Mission Support

As well as working in our own parish of Yeadon, we seek to support mission throughout the world in its various forms. Each year we take part in Christian Aid week and our annual Christingle service raises money for the Children's Society. There are also special occasions when church members are asked to give money to relieve the needs of others and many support causes on an individual basis.

However, there are four mission societies that we currently support from our annual budgetted giving, and which we seek to build ongoing links with. We pray for these organisations, receive prayer letters and information from them on a regular basis and representatives come to visit to share how their work is going. There are more details below and further information can be found on their websites.


The Church Army

The Church Army is a Society of Evangelists within the Anglican Communion, which exists to enable people to

come to a living faith in Jesus Christ. Many people, even within the Church of England, for which it provides

evangelists, are unaware of the Church Army and the work that it does.

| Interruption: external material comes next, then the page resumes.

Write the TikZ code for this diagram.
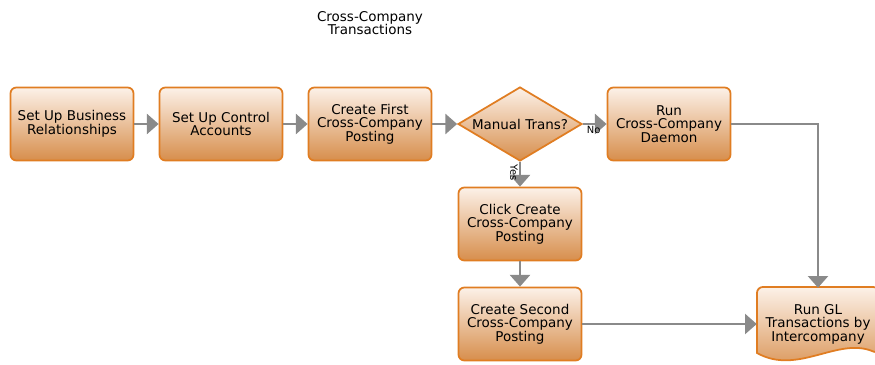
\documentclass[tikz,border=0pt]{standalone}
\usepackage{fontspec}
\setmainfont{DejaVu Sans}
\usetikzlibrary{arrows.meta,shapes.geometric,positioning}
\definecolor{boxline}{HTML}{E07D22}
\definecolor{boxtop}{HTML}{FCF1E8}
\definecolor{boxbot}{HTML}{D78E4C}
\definecolor{arrgray}{HTML}{8A8A8A}

\begin{document}
\begin{tikzpicture}[x=0.03cm, y=-0.03cm,
    phase/.style={draw=boxline, line width=1.5pt, rounded corners=5pt, minimum width=3.69cm, minimum height=2.19cm, align=center, inner sep=1pt, font=\fontsize{11.5}{11.5}\selectfont, top color=boxtop, bottom color=boxbot},
    choice/.style={diamond, draw=boxline, line width=1.5pt, minimum width=3.72cm, minimum height=2.22cm, inner sep=0pt, top color=boxtop, bottom color=boxbot},
    txt/.style={align=center, font=\fontsize{11.5}{11.5}\selectfont},
    lbl/.style={font=\fontsize{8.5}{9}\selectfont, inner sep=1pt},
    arr/.style={-{Triangle[length=10pt, width=17pt]}, line width=2.2pt, draw=arrgray}
]
\useasboundingbox (0,0) rectangle (875,364);

\node[txt] (ttl) at (370,23) {Cross-Company\\Transactions};

\node[phase] (p1) at (72,124) {Set Up Business\\Relationships};
\node[phase] (p2) at (221,124) {Set Up Control\\Accounts};
\node[phase] (p3) at (370,124) {Create First\\Cross-Company\\Posting};
\node[choice, label={[txt]center:Manual Trans?}] (q1) at (520,124) {};
\node[phase] (p4) at (669,124) {Run\\Cross-Company\\Daemon};
\node[phase] (p5) at (520,224) {Click Create\\Cross-Company\\Posting};
\node[phase] (p6) at (520,324) {Create Second\\Cross-Company\\Posting};

% document shape
\draw[draw=boxline, line width=1.5pt, top color=boxtop, bottom color=boxbot, shift={(818,324)}, rounded corners=5pt]
  (-61,29) -- (-61,-37) -- (61,-37) -- (61,30) [sharp corners] .. controls (20,12) and (-20,52) .. (-61,29) -- cycle;
\node[txt, minimum width=3.66cm, minimum height=2.16cm] (p7) at (818,324) {Run GL\\Transactions by\\Intercompany};

\draw[arr] (p1) -- (p2);
\draw[arr] (p2) -- (p3);
\draw[arr] (p3) -- (q1);
\draw[arr] (q1) -- node[lbl, below, pos=0.45] {No} (p4);
\draw[arr] (q1) -- node[lbl, rotate=-90, anchor=north, pos=0.45] {Yes} (p5);
\draw[arr] (p5) -- (p6);
\draw[arr] (p6) -- (p7);
\draw[arr] (p4.east) -| (p7.north);
\end{tikzpicture}
\end{document}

The reality is that Church Army has been at the heart of Evangelism within the established Church since 1882 when Prebendary Wilson Carlile a young Curate at St. Mary Abbots, Kensington, founded Church Army to take the Gospel to all, but particularly those suffering the injustices of the age. This has been Church Army's goal ever since.

Church Army Evangelists share the Christian faith through words and action and equip others to do the same. 350 full-time evangelists and 180 further staff are devoted to a wide range of service in Anglican churches, projects and ministry teams throughout the British Isles.


Barnabas Fund

Barnabas Fund serves the suffering Church and makes their needs known to Christians around the world,

encouraging them to pray. It provides practical help to strengthen and encourage the Church in many

different ways. Barnabas Fund was established in 1993 and channels aid to projects run by national

Christians in more than 40 countries.

The problems faced by Christian minorities in some parts of the world range from discrimination to genocide. Even in places that allow worship and evangelism, a convert to Christianity will almost always be rejected by family and community. Whilst many ancient churches are declining because of intense social pressure, new growth is suppressed by the persecution of converts. The recent spread of anti-Christian violence is reducing Christian numbers by the most savage means.


Compassion UK

Compassion works through local churches overseas to release children from economic,

social, physical and spiritual poverty. They help run projects that provide education,

health care, vocational training, social and emotional support and spiritual care. Their

work links people in this country with children supported by one of their projects

through their 'Sponsor a child scheme'.

Compassion currrently works in 25 of the world's poorest countries and through their

church based projects over a million children are receiving support.


SAMS

SAMS are a Mission Agency that has long worked in partnership with the Anglican Church of the

Southern Cone of Latin America, and some Diocese of the Episcopal Church of Brazil. More

recently SAMS has also begun work with the tiny but growing Spanish Reformed Episcopal Church

and the Lusitanian Church of Portugal. The organisation seeks to help the Churches of England

and Wales and the Scottish Episcopal Church to become linked with the Churches of South

America, Brazil, Spain and Portugal. Recently SAMS has seen its role changing from becoming a traditional sending agency to becoming part of a multi-way international mission. With an annual budget of £1,500,000 the mission is entirely voluntary and depend upon live giving with 60% of this coming from parishes such as St. John's Church, Yeadon and of course individuals.

The mandate of SAMS is to help the church to feed the hungry, clothe the naked, house the homeless, visit the prisoner, care for widows and orphans, bring Good News to the poor and set free the oppressed. SAMS wants only to be a link in a chain that helps the churches of South America reach out to its future - to the needy children, whether through orphanages, schools, programmes for street kids, feeding programmes, health care, education, or evangelism. In every way it wants the church to be equipped to introduce the new generation to the fullness of life offered in Jesus.